▶ **Entries supplied**:
□ □ □ □

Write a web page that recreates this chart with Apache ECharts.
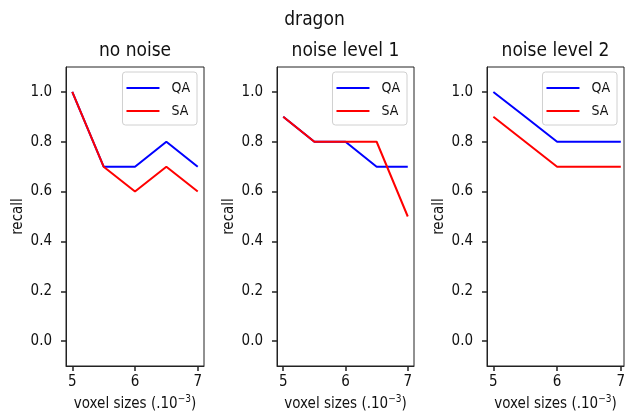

□ □ □ □

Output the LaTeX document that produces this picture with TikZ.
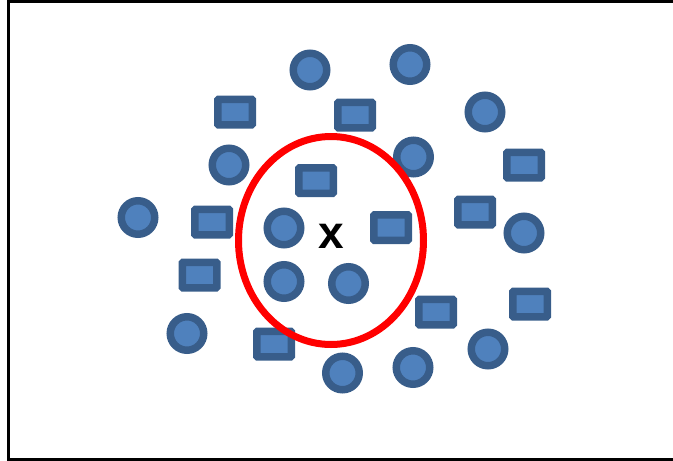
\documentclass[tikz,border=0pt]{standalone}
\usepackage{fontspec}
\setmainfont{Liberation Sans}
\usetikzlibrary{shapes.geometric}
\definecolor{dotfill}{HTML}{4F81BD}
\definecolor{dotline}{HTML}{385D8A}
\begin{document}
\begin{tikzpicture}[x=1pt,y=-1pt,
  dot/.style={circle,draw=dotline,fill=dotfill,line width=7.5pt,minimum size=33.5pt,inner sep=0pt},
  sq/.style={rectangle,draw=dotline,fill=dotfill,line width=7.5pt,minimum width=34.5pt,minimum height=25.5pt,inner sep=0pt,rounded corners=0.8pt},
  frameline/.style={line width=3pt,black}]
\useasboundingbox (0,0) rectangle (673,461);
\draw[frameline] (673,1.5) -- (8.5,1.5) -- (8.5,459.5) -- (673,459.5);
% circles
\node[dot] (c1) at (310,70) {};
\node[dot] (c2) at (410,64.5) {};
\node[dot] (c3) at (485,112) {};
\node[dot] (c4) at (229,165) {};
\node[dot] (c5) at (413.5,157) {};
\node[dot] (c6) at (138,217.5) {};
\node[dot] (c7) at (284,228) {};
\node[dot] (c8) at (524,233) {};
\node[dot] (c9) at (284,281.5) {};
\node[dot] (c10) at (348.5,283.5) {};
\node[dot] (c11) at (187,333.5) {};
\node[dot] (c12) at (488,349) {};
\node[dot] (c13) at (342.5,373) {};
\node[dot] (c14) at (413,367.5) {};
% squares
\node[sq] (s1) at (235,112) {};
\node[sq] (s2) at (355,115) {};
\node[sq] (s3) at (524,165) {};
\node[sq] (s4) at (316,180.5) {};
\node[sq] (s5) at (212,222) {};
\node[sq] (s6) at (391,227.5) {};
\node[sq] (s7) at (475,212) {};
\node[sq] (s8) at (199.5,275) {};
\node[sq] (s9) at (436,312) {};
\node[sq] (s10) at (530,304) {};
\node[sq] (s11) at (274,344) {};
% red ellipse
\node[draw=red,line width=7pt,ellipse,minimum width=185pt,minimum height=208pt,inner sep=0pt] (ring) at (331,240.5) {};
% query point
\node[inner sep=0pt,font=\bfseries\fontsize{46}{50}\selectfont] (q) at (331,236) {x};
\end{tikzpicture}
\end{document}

□ □ □ □

▶ **Task prompt**:
Pick out and copy every line that contains the word "this".

▶ **Exercise result**:
Write a web page that recreates this chart with Apache ECharts.
Output the LaTeX document that produces this picture with TikZ.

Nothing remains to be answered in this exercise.